The roots go back to the late 1990s and early 2000s, when Swiss public bodies and private firms alike rushed to digitise analogue collections without coordinating file-naming conventions or metadata standards. Each institution built its own silo. A photograph of Paradeplatz taken in 1978 might exist as a 35mm slide in one cabinet, a low-resolution TIFF scanned in 2001 for one department, and a higher-resolution JPEG rescanned in 2009 for another — none of them cross-referenced. When cloud migration accelerated after 2015, those three files often travelled together into the same bucket, tagged differently and treated as distinct assets.
The Merger Effect and a Missed Opportunity
The UBS absorption of Credit Suisse in 2023 threw the problem into sharper relief for the private sector.
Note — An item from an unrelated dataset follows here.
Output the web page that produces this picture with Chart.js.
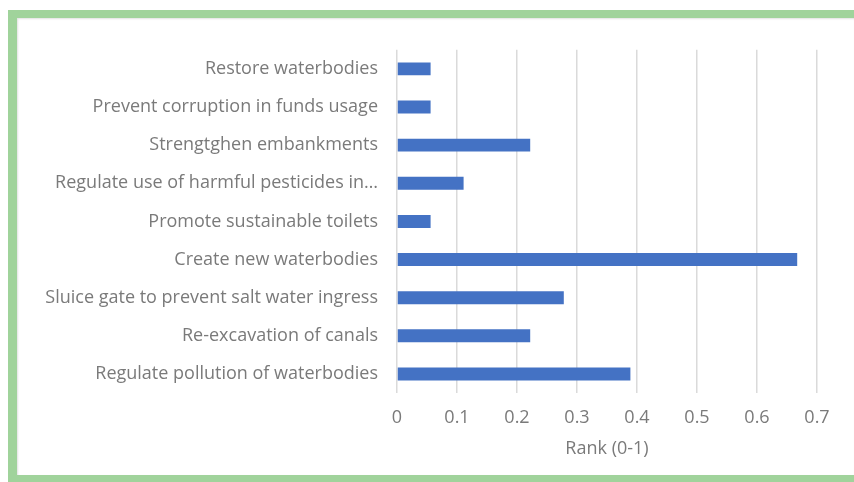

Credit Suisse's internal communications archive — including product photography, event images and executive portraits stretching back to the 1980s — had to be reconciled with UBS's own holdings. Industry observers noted at the time that Swiss financial institutions had never developed a shared image-metadata protocol, leaving individual compliance and marketing teams to manage assets independently. The result, by 2025, was redundant storage running into the petabytes across Zurich's Bankenviertel alone.
ETH Zurich's library and archive services, based on Rämistrasse, had actually piloted a duplicate-detection algorithm as early as 2018 as part of a broader digital preservation research programme. The tool used perceptual hashing — a technique that identifies visually similar images even when file names, formats or resolutions differ. ETH published findings internally, but the methodology did not migrate quickly into city government workflows. A follow-on study completed in 2024 found that across a sample of three cantonal institutions, roughly 22 percent of catalogued image assets were either exact duplicates or near-identical variants of the same source file.
The Zurich Cantonal Library on Zähringerplatz faced a related but distinct version of the challenge. Donated private collections, digitised in batches between 2010 and 2022, frequently overlapped with images already held under institutional accessions. Without a unified record-management system, librarians had no automated way to flag the collision. Staff flagged the issue manually — an unsustainable approach as collection sizes grew.
What the Deduplication Drive Looks Like in Practice
The current push to systematically replace or consolidate duplicate images is driven partly by storage economics and partly by new cantonal data-governance guidelines that took effect on 1 January 2026. Under those rules, publicly funded archives must document provenance for every digital asset, which is nearly impossible when the same image sits in two folders with contradictory metadata. Institutions that cannot demonstrate clean provenance chains by the end of 2027 face restrictions on republishing those assets in public-facing platforms.
For smaller cultural venues — including the Helmhaus on Limmatquai and several neighbourhood Kulturzentren in Kreis 5 — the practical problem is more immediate. Many rely on image libraries built piecemeal from donations, press kits and unlicensed web downloads. A duplicate in their system is not just a storage cost; it may represent a licensing liability if two copies carry different attribution records.
Stadtarchiv Zürich's deduplication project is expected to process around 180,000 image files in its first phase, running through the end of 2026. Institutions seeking to get ahead of the 2027 deadline are being advised to adopt the Dublin Core metadata standard, which ETH's library services have promoted for years, and to run perceptual-hash checks before migrating any analogue collection to digital storage. The Swiss Federal Archives in Bern has made its own hashing tools available under an open licence since March 2026 — a resource that several Zurich bodies are now, belatedly, beginning to use.